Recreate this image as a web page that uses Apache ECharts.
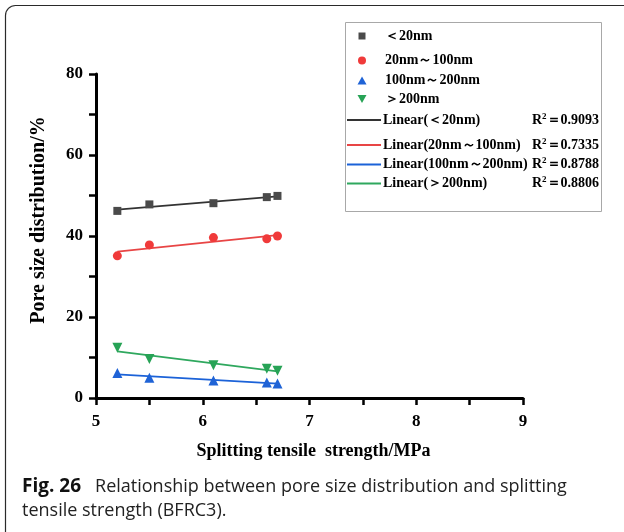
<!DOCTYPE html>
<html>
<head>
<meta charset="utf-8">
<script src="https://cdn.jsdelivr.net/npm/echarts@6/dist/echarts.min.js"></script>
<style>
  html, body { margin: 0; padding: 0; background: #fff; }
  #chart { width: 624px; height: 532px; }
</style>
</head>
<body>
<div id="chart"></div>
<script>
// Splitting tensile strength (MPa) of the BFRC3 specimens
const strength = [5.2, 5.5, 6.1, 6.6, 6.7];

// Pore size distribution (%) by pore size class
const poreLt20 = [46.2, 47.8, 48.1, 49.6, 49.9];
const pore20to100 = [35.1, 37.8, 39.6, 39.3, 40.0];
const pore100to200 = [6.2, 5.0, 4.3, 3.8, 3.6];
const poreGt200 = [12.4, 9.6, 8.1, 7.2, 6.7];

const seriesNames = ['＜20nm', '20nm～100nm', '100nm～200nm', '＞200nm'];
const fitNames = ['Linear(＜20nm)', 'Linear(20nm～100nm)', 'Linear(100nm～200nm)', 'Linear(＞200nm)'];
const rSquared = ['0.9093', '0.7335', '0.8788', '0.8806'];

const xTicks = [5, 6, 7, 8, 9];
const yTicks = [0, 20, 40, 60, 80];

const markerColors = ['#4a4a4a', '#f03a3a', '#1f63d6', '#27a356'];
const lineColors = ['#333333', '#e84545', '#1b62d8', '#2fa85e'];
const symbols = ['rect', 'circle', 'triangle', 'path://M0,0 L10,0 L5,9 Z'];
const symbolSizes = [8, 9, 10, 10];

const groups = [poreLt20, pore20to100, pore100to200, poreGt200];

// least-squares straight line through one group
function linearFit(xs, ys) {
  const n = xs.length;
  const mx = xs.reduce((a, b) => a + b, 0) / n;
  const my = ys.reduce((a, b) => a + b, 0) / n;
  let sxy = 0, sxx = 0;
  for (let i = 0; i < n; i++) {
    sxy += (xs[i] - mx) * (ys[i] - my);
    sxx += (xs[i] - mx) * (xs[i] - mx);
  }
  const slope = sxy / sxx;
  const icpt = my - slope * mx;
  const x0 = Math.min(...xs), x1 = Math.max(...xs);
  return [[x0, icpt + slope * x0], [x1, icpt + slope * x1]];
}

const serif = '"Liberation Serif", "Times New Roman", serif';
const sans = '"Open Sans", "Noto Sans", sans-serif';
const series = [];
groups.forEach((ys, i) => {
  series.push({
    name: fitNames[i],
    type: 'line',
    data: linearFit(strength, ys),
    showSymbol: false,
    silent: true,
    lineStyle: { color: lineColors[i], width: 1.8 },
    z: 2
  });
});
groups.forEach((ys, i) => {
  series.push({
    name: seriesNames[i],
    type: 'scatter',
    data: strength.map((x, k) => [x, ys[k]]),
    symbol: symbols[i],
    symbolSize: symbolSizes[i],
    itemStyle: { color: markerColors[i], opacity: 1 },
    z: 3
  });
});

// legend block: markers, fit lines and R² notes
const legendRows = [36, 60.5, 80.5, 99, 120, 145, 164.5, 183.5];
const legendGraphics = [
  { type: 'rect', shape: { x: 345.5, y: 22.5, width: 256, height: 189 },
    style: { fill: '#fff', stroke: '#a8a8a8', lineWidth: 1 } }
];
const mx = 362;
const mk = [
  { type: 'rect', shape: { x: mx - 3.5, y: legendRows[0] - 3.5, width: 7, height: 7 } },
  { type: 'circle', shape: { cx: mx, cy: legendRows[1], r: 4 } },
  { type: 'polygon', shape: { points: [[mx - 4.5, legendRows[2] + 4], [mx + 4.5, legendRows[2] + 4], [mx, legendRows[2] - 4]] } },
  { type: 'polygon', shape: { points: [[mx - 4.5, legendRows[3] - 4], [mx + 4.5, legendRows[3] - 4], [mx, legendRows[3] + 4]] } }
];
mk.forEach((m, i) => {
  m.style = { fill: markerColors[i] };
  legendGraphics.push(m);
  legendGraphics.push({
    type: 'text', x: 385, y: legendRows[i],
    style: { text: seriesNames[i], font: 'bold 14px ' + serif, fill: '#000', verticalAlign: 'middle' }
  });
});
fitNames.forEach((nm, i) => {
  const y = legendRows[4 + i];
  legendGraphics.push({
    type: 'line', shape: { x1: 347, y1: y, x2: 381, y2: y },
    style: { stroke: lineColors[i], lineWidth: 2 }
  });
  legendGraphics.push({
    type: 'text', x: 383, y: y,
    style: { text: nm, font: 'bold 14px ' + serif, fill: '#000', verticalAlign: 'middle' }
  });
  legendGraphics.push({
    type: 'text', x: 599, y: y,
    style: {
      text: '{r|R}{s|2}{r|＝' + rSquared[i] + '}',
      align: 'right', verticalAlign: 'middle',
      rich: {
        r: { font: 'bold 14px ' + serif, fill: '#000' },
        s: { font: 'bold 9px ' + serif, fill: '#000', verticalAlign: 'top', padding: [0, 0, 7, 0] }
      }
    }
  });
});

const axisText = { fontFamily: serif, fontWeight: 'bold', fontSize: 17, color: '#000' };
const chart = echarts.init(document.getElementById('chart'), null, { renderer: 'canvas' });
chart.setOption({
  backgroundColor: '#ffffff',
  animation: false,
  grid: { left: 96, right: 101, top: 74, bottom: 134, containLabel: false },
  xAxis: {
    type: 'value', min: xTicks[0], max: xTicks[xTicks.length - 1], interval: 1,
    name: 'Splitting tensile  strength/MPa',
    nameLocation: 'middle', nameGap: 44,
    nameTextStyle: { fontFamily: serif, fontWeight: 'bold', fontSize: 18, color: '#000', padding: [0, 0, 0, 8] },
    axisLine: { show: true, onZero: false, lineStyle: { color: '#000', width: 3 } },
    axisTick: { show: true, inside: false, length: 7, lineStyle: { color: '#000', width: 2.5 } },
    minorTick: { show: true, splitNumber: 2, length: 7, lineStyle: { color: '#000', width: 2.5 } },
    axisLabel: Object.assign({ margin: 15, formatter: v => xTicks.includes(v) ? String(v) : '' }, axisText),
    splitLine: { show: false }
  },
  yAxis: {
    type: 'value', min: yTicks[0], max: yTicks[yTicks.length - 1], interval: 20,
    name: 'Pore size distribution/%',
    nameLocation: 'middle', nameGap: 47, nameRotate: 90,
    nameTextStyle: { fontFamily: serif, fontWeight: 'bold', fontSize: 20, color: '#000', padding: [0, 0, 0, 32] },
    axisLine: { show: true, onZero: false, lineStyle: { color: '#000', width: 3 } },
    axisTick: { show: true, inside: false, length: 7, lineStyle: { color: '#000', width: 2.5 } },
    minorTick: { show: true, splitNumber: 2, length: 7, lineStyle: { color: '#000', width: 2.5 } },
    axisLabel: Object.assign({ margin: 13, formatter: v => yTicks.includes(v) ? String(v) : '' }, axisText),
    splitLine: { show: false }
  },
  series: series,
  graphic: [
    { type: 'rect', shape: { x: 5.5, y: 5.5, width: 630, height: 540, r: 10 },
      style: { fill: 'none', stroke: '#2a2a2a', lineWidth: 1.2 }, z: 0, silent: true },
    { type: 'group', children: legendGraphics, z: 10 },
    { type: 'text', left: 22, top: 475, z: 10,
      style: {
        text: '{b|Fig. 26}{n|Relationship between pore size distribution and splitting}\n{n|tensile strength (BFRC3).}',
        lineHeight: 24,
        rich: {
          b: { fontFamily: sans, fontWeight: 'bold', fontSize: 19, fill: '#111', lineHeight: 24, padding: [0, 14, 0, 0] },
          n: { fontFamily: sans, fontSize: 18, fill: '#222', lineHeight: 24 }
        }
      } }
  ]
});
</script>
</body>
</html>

What is needed —
Extract every line of the data exactly; pictures stay out.

Task response —
Recreate this image as a web page that uses Apache ECharts.
<!DOCTYPE html>
<html>
<head>
<meta charset="utf-8">
<script src="https://cdn.jsdelivr.net/npm/echarts@6/dist/echarts.min.js"></script>
<style>
  html, body { margin: 0; padding: 0; background: #fff; }
  #chart { width: 624px; height: 532px; }
</style>
</head>
<body>
<div id="chart"></div>
<script>
// Splitting tensile strength (MPa) of the BFRC3 specimens
const strength = [5.2, 5.5, 6.1, 6.6, 6.7];

// Pore size distribution (%) by pore size class
const poreLt20 = [46.2, 47.8, 48.1, 49.6, 49.9];
const pore20to100 = [35.1, 37.8, 39.6, 39.3, 40.0];
const pore100to200 = [6.2, 5.0, 4.3, 3.8, 3.6];
const poreGt200 = [12.4, 9.6, 8.1, 7.2, 6.7];

const seriesNames = ['＜20nm', '20nm～100nm', '100nm～200nm', '＞200nm'];
const fitNames = ['Linear(＜20nm)', 'Linear(20nm～100nm)', 'Linear(100nm～200nm)', 'Linear(＞200nm)'];
const rSquared = ['0.9093', '0.7335', '0.8788', '0.8806'];

const xTicks = [5, 6, 7, 8, 9];
const yTicks = [0, 20, 40, 60, 80];

const markerColors = ['#4a4a4a', '#f03a3a', '#1f63d6', '#27a356'];
const lineColors = ['#333333', '#e84545', '#1b62d8', '#2fa85e'];
const symbols = ['rect', 'circle', 'triangle', 'path://M0,0 L10,0 L5,9 Z'];
const symbolSizes = [8, 9, 10, 10];

const groups = [poreLt20, pore20to100, pore100to200, poreGt200];

// least-squares straight line through one group
function linearFit(xs, ys) {
  const n = xs.length;
  const mx = xs.reduce((a, b) => a + b, 0) / n;
  const my = ys.reduce((a, b) => a + b, 0) / n;
  let sxy = 0, sxx = 0;
  for (let i = 0; i < n; i++) {
    sxy += (xs[i] - mx) * (ys[i] - my);
    sxx += (xs[i] - mx) * (xs[i] - mx);
  }
  const slope = sxy / sxx;
  const icpt = my - slope * mx;
  const x0 = Math.min(...xs), x1 = Math.max(...xs);
  return [[x0, icpt + slope * x0], [x1, icpt + slope * x1]];
}

const serif = '"Liberation Serif", "Times New Roman", serif';
const sans = '"Open Sans", "Noto Sans", sans-serif';
const series = [];
groups.forEach((ys, i) => {
  series.push({
    name: fitNames[i],
    type: 'line',
    data: linearFit(strength, ys),
    showSymbol: false,
    silent: true,
    lineStyle: { color: lineColors[i], width: 1.8 },
    z: 2
  });
});
groups.forEach((ys, i) => {
  series.push({
    name: seriesNames[i],
    type: 'scatter',
    data: strength.map((x, k) => [x, ys[k]]),
    symbol: symbols[i],
    symbolSize: symbolSizes[i],
    itemStyle: { color: markerColors[i], opacity: 1 },
    z: 3
  });
});

// legend block: markers, fit lines and R² notes
const legendRows = [36, 60.5, 80.5, 99, 120, 145, 164.5, 183.5];
const legendGraphics = [
  { type: 'rect', shape: { x: 345.5, y: 22.5, width: 256, height: 189 },
    style: { fill: '#fff', stroke: '#a8a8a8', lineWidth: 1 } }
];
const mx = 362;
const mk = [
  { type: 'rect', shape: { x: mx - 3.5, y: legendRows[0] - 3.5, width: 7, height: 7 } },
  { type: 'circle', shape: { cx: mx, cy: legendRows[1], r: 4 } },
  { type: 'polygon', shape: { points: [[mx - 4.5, legendRows[2] + 4], [mx + 4.5, legendRows[2] + 4], [mx, legendRows[2] - 4]] } },
  { type: 'polygon', shape: { points: [[mx - 4.5, legendRows[3] - 4], [mx + 4.5, legendRows[3] - 4], [mx, legendRows[3] + 4]] } }
];
mk.forEach((m, i) => {
  m.style = { fill: markerColors[i] };
  legendGraphics.push(m);
  legendGraphics.push({
    type: 'text', x: 385, y: legendRows[i],
    style: { text: seriesNames[i], font: 'bold 14px ' + serif, fill: '#000', verticalAlign: 'middle' }
  });
});
fitNames.forEach((nm, i) => {
  const y = legendRows[4 + i];
  legendGraphics.push({
    type: 'line', shape: { x1: 347, y1: y, x2: 381, y2: y },
    style: { stroke: lineColors[i], lineWidth: 2 }
  });
  legendGraphics.push({
    type: 'text', x: 383, y: y,
    style: { text: nm, font: 'bold 14px ' + serif, fill: '#000', verticalAlign: 'middle' }
  });
  legendGraphics.push({
    type: 'text', x: 599, y: y,
    style: {
      text: '{r|R}{s|2}{r|＝' + rSquared[i] + '}',
      align: 'right', verticalAlign: 'middle',
      rich: {
        r: { font: 'bold 14px ' + serif, fill: '#000' },
        s: { font: 'bold 9px ' + serif, fill: '#000', verticalAlign: 'top', padding: [0, 0, 7, 0] }
      }
    }
  });
});

const axisText = { fontFamily: serif, fontWeight: 'bold', fontSize: 17, color: '#000' };
const chart = echarts.init(document.getElementById('chart'), null, { renderer: 'canvas' });
chart.setOption({
  backgroundColor: '#ffffff',
  animation: false,
  grid: { left: 96, right: 101, top: 74, bottom: 134, containLabel: false },
  xAxis: {
    type: 'value', min: xTicks[0], max: xTicks[xTicks.length - 1], interval: 1,
    name: 'Splitting tensile  strength/MPa',
    nameLocation: 'middle', nameGap: 44,
    nameTextStyle: { fontFamily: serif, fontWeight: 'bold', fontSize: 18, color: '#000', padding: [0, 0, 0, 8] },
    axisLine: { show: true, onZero: false, lineStyle: { color: '#000', width: 3 } },
    axisTick: { show: true, inside: false, length: 7, lineStyle: { color: '#000', width: 2.5 } },
    minorTick: { show: true, splitNumber: 2, length: 7, lineStyle: { color: '#000', width: 2.5 } },
    axisLabel: Object.assign({ margin: 15, formatter: v => xTicks.includes(v) ? String(v) : '' }, axisText),
    splitLine: { show: false }
  },
  yAxis: {
    type: 'value', min: yTicks[0], max: yTicks[yTicks.length - 1], interval: 20,
    name: 'Pore size distribution/%',
    nameLocation: 'middle', nameGap: 47, nameRotate: 90,
    nameTextStyle: { fontFamily: serif, fontWeight: 'bold', fontSize: 20, color: '#000', padding: [0, 0, 0, 32] },
    axisLine: { show: true, onZero: false, lineStyle: { color: '#000', width: 3 } },
    axisTick: { show: true, inside: false, length: 7, lineStyle: { color: '#000', width: 2.5 } },
    minorTick: { show: true, splitNumber: 2, length: 7, lineStyle: { color: '#000', width: 2.5 } },
    axisLabel: Object.assign({ margin: 13, formatter: v => yTicks.includes(v) ? String(v) : '' }, axisText),
    splitLine: { show: false }
  },
  series: series,
  graphic: [
    { type: 'rect', shape: { x: 5.5, y: 5.5, width: 630, height: 540, r: 10 },
      style: { fill: 'none', stroke: '#2a2a2a', lineWidth: 1.2 }, z: 0, silent: true },
    { type: 'group', children: legendGraphics, z: 10 },
    { type: 'text', left: 22, top: 475, z: 10,
      style: {
        text: '{b|Fig. 26}{n|Relationship between pore size distribution and splitting}\n{n|tensile strength (BFRC3).}',
        lineHeight: 24,
        rich: {
          b: { fontFamily: sans, fontWeight: 'bold', fontSize: 19, fill: '#111', lineHeight: 24, padding: [0, 14, 0, 0] },
          n: { fontFamily: sans, fontSize: 18, fill: '#222', lineHeight: 24 }
        }
      } }
  ]
});
</script>
</body>
</html>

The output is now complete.